Below this line are records; write out exactly the lines from the one containing "Rebuild this chart" through the one containing "left_ticks = [0, 10, 20, 30]", with the pictures left out.

##### Dataset content #####

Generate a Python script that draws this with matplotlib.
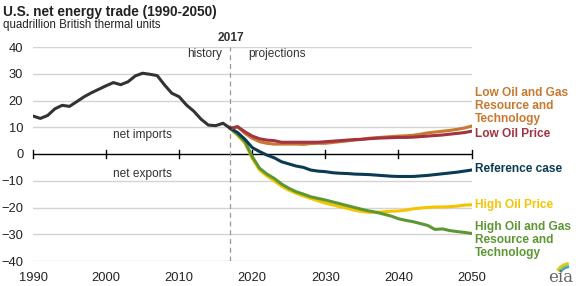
import numpy as np
import matplotlib
matplotlib.use('Agg')
import matplotlib.pyplot as plt
from matplotlib.patches import Arc

plt.rcParams['font.family'] = ['Liberation Sans', 'DejaVu Sans']

# history 1990-2017
hist_years = list(range(1990, 2018))
hist = [14.2, 13.3, 14.4, 16.9, 18.2, 17.8, 19.6, 21.4, 22.9, 24.2,
        25.5, 26.7, 25.9, 27.0, 29.2, 30.2, 29.8, 29.3, 25.8, 22.7,
        21.4, 18.3, 16.0, 13.0, 10.8, 10.6, 11.5, 9.6]

# projections 2017-2050
proj_years = list(range(2017, 2051))
reference = [9.6, 8.0, 5.5, 2.4, 0.9, -0.4, -1.4, -2.9, -3.7, -4.5,
             -5.0, -6.0, -6.4, -6.6, -7.0, -7.2, -7.3, -7.5, -7.6, -7.7,
             -7.9, -8.1, -8.3, -8.4, -8.4, -8.4, -8.2, -8.0, -7.7, -7.4,
             -7.1, -6.8, -6.4, -6.0]
low_oil_price = [9.6, 10.2, 8.3, 6.7, 5.7, 5.2, 5.0, 4.4, 4.4, 4.4,
                 4.4, 4.4, 4.4, 4.6, 4.8, 5.0, 5.2, 5.4, 5.5, 5.7,
                 5.9, 6.0, 6.1, 6.2, 6.2, 6.3, 6.5, 6.7, 6.9, 7.1,
                 7.4, 7.7, 8.0, 8.5]
low_ogrt = [9.6, 10.2, 7.7, 5.9, 4.6, 4.0, 3.7, 3.7, 3.7, 3.7,
            3.6, 3.9, 4.0, 4.0, 4.3, 4.6, 4.9, 5.2, 5.5, 5.9,
            6.1, 6.3, 6.5, 6.7, 6.8, 7.0, 7.4, 7.9, 8.2, 8.5,
            8.8, 9.2, 9.7, 10.4]
high_oil_price = [9.6, 7.0, 4.0, -1.6, -6.0, -8.2, -10.0, -12.0, -13.5, -14.7,
                  -15.7, -16.6, -17.5, -18.4, -19.0, -19.7, -20.3, -21.0, -21.5, -21.8,
                  -21.8, -21.6, -21.4, -21.3, -21.0, -20.5, -20.2, -20.0, -19.8, -19.8,
                  -19.7, -19.5, -19.1, -19.0]
high_ogrt = [9.6, 7.3, 4.6, -1.0, -5.3, -7.5, -9.1, -11.2, -12.8, -14.1,
             -15.0, -16.0, -16.6, -17.2, -17.9, -18.6, -19.3, -20.0, -20.7, -21.3,
             -21.8, -22.5, -23.2, -24.2, -24.8, -25.3, -26.0, -26.7, -28.2, -28.0,
             -28.6, -29.0, -29.3, -29.7]

W, H = 581, 286
fig = plt.figure(figsize=(W/100, H/100), dpi=100)
ax = fig.add_axes([33/W, 1 - 261/H, (471.5 - 33)/W, (261 - 47)/H])

c_hist = '#333333'
c_ref = '#0b3a55'
c_red = '#a33340'
c_orange = '#c8782f'
c_yellow = '#f5c400'
c_green = '#5d9732'
lw = 2.2

for y in [-40, -30, -20, -10, 10, 20, 30, 40]:
    ax.axhline(y, color='#d4d4d4', lw=1, zorder=0)
ax.axhline(0, color='black', lw=1, zorder=1)
for x in range(1990, 2051, 10):
    ax.plot([x, x], [-1.5, 1.5], color='black', lw=1, zorder=1, clip_on=False)
ax.axvline(2017, color='#999999', lw=0.9, ls=(0, (4, 3)), zorder=1)

ax.plot(proj_years, high_oil_price, color=c_yellow, lw=lw, zorder=3)
ax.plot(proj_years, high_ogrt, color=c_green, lw=lw, zorder=3)
ax.plot(proj_years, reference, color=c_ref, lw=lw, zorder=3)
ax.plot(proj_years, low_ogrt, color=c_orange, lw=lw, zorder=3)
ax.plot(proj_years, low_oil_price, color=c_red, lw=lw, zorder=3)
ax.plot(hist_years, hist, color=c_hist, lw=lw, zorder=4)

ax.set_xlim(1990, 2050)
ax.set_ylim(-40, 40)
for s in ax.spines.values():
    s.set_visible(False)
ax.set_yticks(range(-40, 41, 10))
ax.set_xticks(range(1990, 2051, 10))
ax.tick_params(length=0, labelsize=9.3, labelcolor='#222222')
ax.tick_params(axis='y', pad=7)
ax.tick_params(axis='x', pad=8)

# series labels
lab = dict(fontsize=8.6, fontweight='bold', va='center', ha='left',
           clip_on=False, linespacing=1.15)
ax.text(2050.5, 17.9, 'Low Oil and Gas\nResource and\nTechnology', color=c_orange, **lab)
ax.text(2050.5, 7.4, 'Low Oil Price', color=c_red, **lab)
ax.text(2050.5, -5.7, 'Reference case', color=c_ref, **lab)
ax.text(2050.5, -19.0, 'High Oil Price', color=c_yellow, **lab)
ax.text(2050.5, -32.1, 'High Oil and Gas\nResource and\nTechnology', color=c_green, **lab)

def ftext(x, y, s, **kw):
    fig.text(x/W, 1 - y/H, s, **kw)

ftext(3, 12, 'U.S. net energy trade (1990-2050)', fontsize=9.8, fontweight='bold',
      va='center', color='#222222')
ftext(3, 25, 'quadrillion British thermal units', fontsize=8.3, va='center', color='#222222')
ftext(231, 38, '2017', fontsize=8.6, fontweight='bold', ha='center', va='center', color='#333333')
ftext(222, 54, 'history', fontsize=8.6, ha='right', va='center', color='#333333')
ftext(248, 54, 'projections', fontsize=8.6, ha='left', va='center', color='#333333')
ftext(142.5, 135, 'net imports', fontsize=8.6, ha='center', va='center', color='#333333')
ftext(142.5, 174, 'net exports', fontsize=8.6, ha='center', va='center', color='#333333')

# eia logo
ftext(561, 278, 'eia', fontsize=12, family='DejaVu Serif', ha='center', va='center', color='#666666')
lax = fig.add_axes([548/W, 1 - 280/H, 28/W, 22/H])
lax.set_xlim(0, 28)
lax.set_ylim(0, 22)
lax.axis('off')
lax.add_patch(Arc((22, 2), 30, 30, theta1=95, theta2=150, color='#f5c400', lw=1.4))
lax.add_patch(Arc((22, 2), 26, 26, theta1=95, theta2=150, color='#8cc63f', lw=1.4))
lax.add_patch(Arc((22, 2), 22, 22, theta1=95, theta2=150, color='#3b8fc7', lw=1.4))

fig.savefig('out.png', dpi=100)
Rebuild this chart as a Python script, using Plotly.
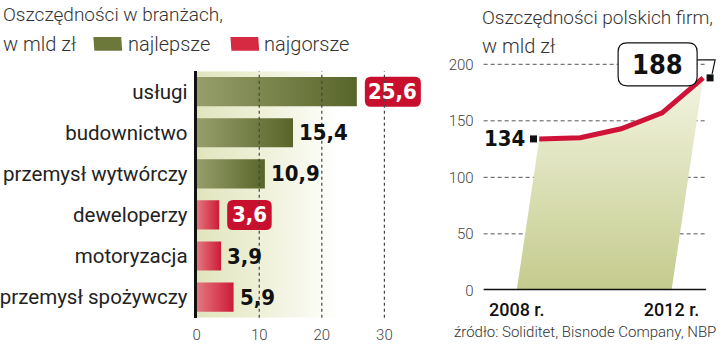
import plotly.graph_objects as go

# ---------------- data ----------------
categories = ["usługi", "budownictwo", "przemysł wytwórczy",
              "deweloperzy", "motoryzacja", "przemysł spożywczy"]
savings = [25.6, 15.4, 10.9, 3.6, 3.9, 5.9]
groups = ["najlepsze", "najlepsze", "najlepsze", "najgorsze", "najgorsze", "najgorsze"]
left_ticks = [0, 10, 20, 30]

years = [2008, 2009, 2010, 2011, 2012]
total = [134, 135, 143, 157, 188]
right_ticks = [0, 50, 100, 150, 200]
year_labels = ["2008 r.", "2012 r."]

source = "źródło: Soliditet, Bisnode Company, NBP"

# ---------------- style ----------------
W, H = 720, 351
def px(x): return x / W
def py(y): return 1 - y / H

LIGHT = "Roboto"
NUM = "DejaVu Sans Condensed, DejaVu Sans"
GREEN = ("#979e6a", "#58652a")
RED = ("#e4797f", "#cd1a38")
BOX_RED = "#c8102e"
HALF = 0.355
XMAX_L = 36.5
SKEW = 0.0041  # oblique shift (years per unit) of the area base
X2_FRAC = (706 - 482) / (716 - 482)  # visible part of the right panel grid


def rounded(x0, x1, y0, y1, r):
    return (f"M {x0 + r},{y0} L {x1 - r},{y0} Q {x1},{y0} {x1},{y0 + r} "
            f"L {x1},{y1 - r} Q {x1},{y1} {x1 - r},{y1} L {x0 + r},{y1} "
            f"Q {x0},{y1} {x0},{y1 - r} L {x0},{y0 + r} Q {x0},{y0} {x0 + r},{y0} Z")


fig = go.Figure()

# background gradient of the left panel
fig.add_trace(go.Scatter(
    x=[0, XMAX_L, XMAX_L, 0, 0], y=[-0.5, -0.5, len(categories) - 0.5, len(categories) - 0.5, -0.5],
    fill="toself", mode="lines", line=dict(width=0),
    fillgradient=dict(type="horizontal",
                      colorscale=[[0, "#e1e5bd"], [0.28, "#eef0d7"], [0.63, "#ffffff"], [1, "#ffffff"]]),
    hoverinfo="skip", showlegend=False, xaxis="x", yaxis="y"))

shapes = []
annotations = []

# bars
best_idx = max([i for i, g in enumerate(groups) if g == "najlepsze"], key=lambda i: savings[i])
worst_idx = min([i for i, g in enumerate(groups) if g == "najgorsze"], key=lambda i: savings[i])
for i, (c, v, g) in enumerate(zip(categories, savings, groups)):
    cols = GREEN if g == "najlepsze" else RED
    fig.add_trace(go.Scatter(
        x=[0, v, v, 0, 0], y=[i - HALF, i - HALF, i + HALF, i + HALF, i - HALF],
        fill="toself", mode="lines", line=dict(width=0),
        fillgradient=dict(type="horizontal", colorscale=[[0, cols[0]], [1, cols[1]]]),
        name=c, hovertemplate=f"{c}: {v}<extra></extra>", showlegend=False,
        xaxis="x", yaxis="y"))
    txt = f"{v:.1f}".replace(".", ",")
    if i in (best_idx, worst_idx):
        w = 11.5 * len(txt) + 10
        shapes.append(dict(type="path", xref="x", yref="y", xsizemode="pixel", ysizemode="pixel",
                           xanchor=v, yanchor=i, path=rounded(8, 8 + w, -15, 15, 6),
                           fillcolor=BOX_RED, line=dict(width=0), layer="above"))
        annotations.append(dict(
            x=v, y=i, xref="x", yref="y", text=f"<b>{txt}</b>", showarrow=False,
            xanchor="center", yanchor="middle", xshift=8 + w / 2,
            font=dict(family=NUM, size=22, color="white")))
    else:
        annotations.append(dict(
            x=v, y=i, xref="x", yref="y", text=f"<b>{txt}</b>", showarrow=False,
            xanchor="left", yanchor="middle", xshift=4,
            font=dict(family=NUM, size=22, color="#111")))

# right panel: oblique area, line, markers
area_x = years + [years[-1] - SKEW * total[-1], years[0] - SKEW * total[0], years[0]]
area_y = total + [0, 0, total[0]]
fig.add_trace(go.Scatter(
    x=area_x, y=area_y, fill="toself", mode="lines", line=dict(width=0),
    fillgradient=dict(type="vertical", colorscale=[[0, "#c4cb8d"], [1, "#f3f4e0"]]),
    hoverinfo="skip", showlegend=False, xaxis="x2", yaxis="y2"))
fig.add_trace(go.Scatter(
    x=years, y=total, mode="lines", line=dict(color="#cf1238", width=5),
    name="Oszczędności", showlegend=False, xaxis="x2", yaxis="y2"))
fig.add_trace(go.Scatter(
    x=[years[0] - 0.14, years[-1] + 0.17], y=[total[0], total[-1]], mode="markers",
    marker=dict(symbol="square", size=7, color="#111"), cliponaxis=False,
    hoverinfo="skip", showlegend=False, xaxis="x2", yaxis="y2"))

annotations.append(dict(
    x=years[0], y=total[0], xref="x2", yref="y2", text=f"<b>{total[0]}</b>",
    showarrow=False, xanchor="right", yanchor="middle", xshift=-12,
    font=dict(family=NUM, size=22, color="#111")))
# last value in rounded box with elbow connector
shapes.append(dict(type="path", xref="x2", yref="y2", xsizemode="pixel", ysizemode="pixel",
                   xanchor=years[-1], yanchor=total[-1], path=rounded(-85, -6, -8, 35, 9),
                   fillcolor="white", line=dict(color="#111", width=1.2), layer="above"))
shapes.append(dict(type="path", xref="x2", yref="y2", xsizemode="pixel", ysizemode="pixel",
                   xanchor=years[-1], yanchor=total[-1],
                   path="M -6,18 L 12,18 L 9,4", line=dict(color="#111", width=1.2), layer="above"))
annotations.append(dict(
    x=years[-1], y=total[-1], xref="x2", yref="y2", text=f"<b>{total[-1]}</b>",
    showarrow=False, xanchor="center", yanchor="middle", xshift=-45.5, yshift=13.5,
    font=dict(family=NUM, size=27, color="#111")))

# gridlines on top of fills
for t in left_ticks[1:]:
    shapes.append(dict(type="line", xref="x", yref="y domain", x0=t, x1=t, y0=0, y1=1,
                       line=dict(color="#444", width=1.2, dash="3px,3px"), layer="above"))
for t in right_ticks[1:]:
    shapes.append(dict(type="line", xref="x2 domain", yref="y2", x0=0, x1=X2_FRAC, y0=t, y1=t,
                       line=dict(color="#555", width=1, dash="4px,3px"), layer="below"))
shapes.append(dict(type="line", xref="x2 domain", yref="y2", x0=0, x1=X2_FRAC, y0=0, y1=0,
                   line=dict(color="#111", width=3), layer="above"))
# legend swatches
shapes.append(dict(type="path", xref="paper", yref="paper",
                   path=f"M {px(90)},{py(52)} L {px(118)},{py(52)} L {px(117)},{py(38)} L {px(89)},{py(38)} Z",
                   fillcolor="#6b7839", line=dict(width=0)))
shapes.append(dict(type="path", xref="paper", yref="paper",
                   path=f"M {px(228)},{py(52)} L {px(256)},{py(52)} L {px(255)},{py(38)} L {px(227)},{py(38)} Z",
                   fillcolor="#d62a42", line=dict(width=0)))


def label(x, y, s, size=20, anchor="left", color="#333", weight=300):
    annotations.append(dict(x=px(x), y=py(y), xref="paper", yref="paper", text=s, showarrow=False,
                            xanchor=anchor, yanchor="middle",
                            font=dict(family=LIGHT, size=size, color=color, weight=weight)))


label(-4, 15, "Oszczędności w branżach,", size=19)
label(-4, 45, "w mld zł")
label(122, 45, "najlepsze")
label(259, 45, "najgorsze")
label(478, 18, "Oszczędności polskich firm,", size=19)
label(478, 47, "w mld zł")
label(718, 341, source, size=15, anchor="right")

fig.update_layout(
    width=W, height=H, margin=dict(l=0, r=0, t=0, b=0),
    paper_bgcolor="white", plot_bgcolor="rgba(0,0,0,0)",
    showlegend=False, annotations=annotations, shapes=shapes,
    xaxis=dict(domain=[px(193), px(423)], range=[0, XMAX_L], showgrid=False, zeroline=False,
               tickvals=left_ticks, ticks="", ticklabelstandoff=6,
               tickfont=dict(family=LIGHT, size=15, color="#444", weight=300), anchor="y"),
    yaxis=dict(domain=[py(326), py(73)], range=[len(categories) - 0.5, -0.5], showgrid=False,
               zeroline=False, tickvals=list(range(len(categories))), ticktext=categories,
               ticks="", ticklabelstandoff=2, showline=True, linecolor="#111", linewidth=3,
               tickfont=dict(family=LIGHT, size=20.5, color="#222"), anchor="x"),
    xaxis2=dict(domain=[px(482), px(716)], range=[2006.643, 2012 + 13 / 41.25], showgrid=False,
                zeroline=False,
                tickvals=[years[0] - SKEW * total[0], years[-1] - SKEW * total[-1]],
                ticktext=year_labels, ticks="", ticklabelstandoff=7, showline=False,
                tickfont=dict(family=LIGHT, size=18, color="#111", weight=500), anchor="y2"),
    yaxis2=dict(domain=[py(298), py(40)], range=[0, (298 - 40) / 1.16], showgrid=False, zeroline=False,
                tickvals=right_ticks, ticks="", ticklabelstandoff=9,
                tickfont=dict(family=LIGHT, size=15, color="#444", weight=300), anchor="x2"),
)

fig.write_html("out.html")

#####

## Exercise result
Rebuild this chart as a Python script, using Plotly.
import plotly.graph_objects as go

# ---------------- data ----------------
categories = ["usługi", "budownictwo", "przemysł wytwórczy",
              "deweloperzy", "motoryzacja", "przemysł spożywczy"]
savings = [25.6, 15.4, 10.9, 3.6, 3.9, 5.9]
groups = ["najlepsze", "najlepsze", "najlepsze", "najgorsze", "najgorsze", "najgorsze"]
left_ticks = [0, 10, 20, 30]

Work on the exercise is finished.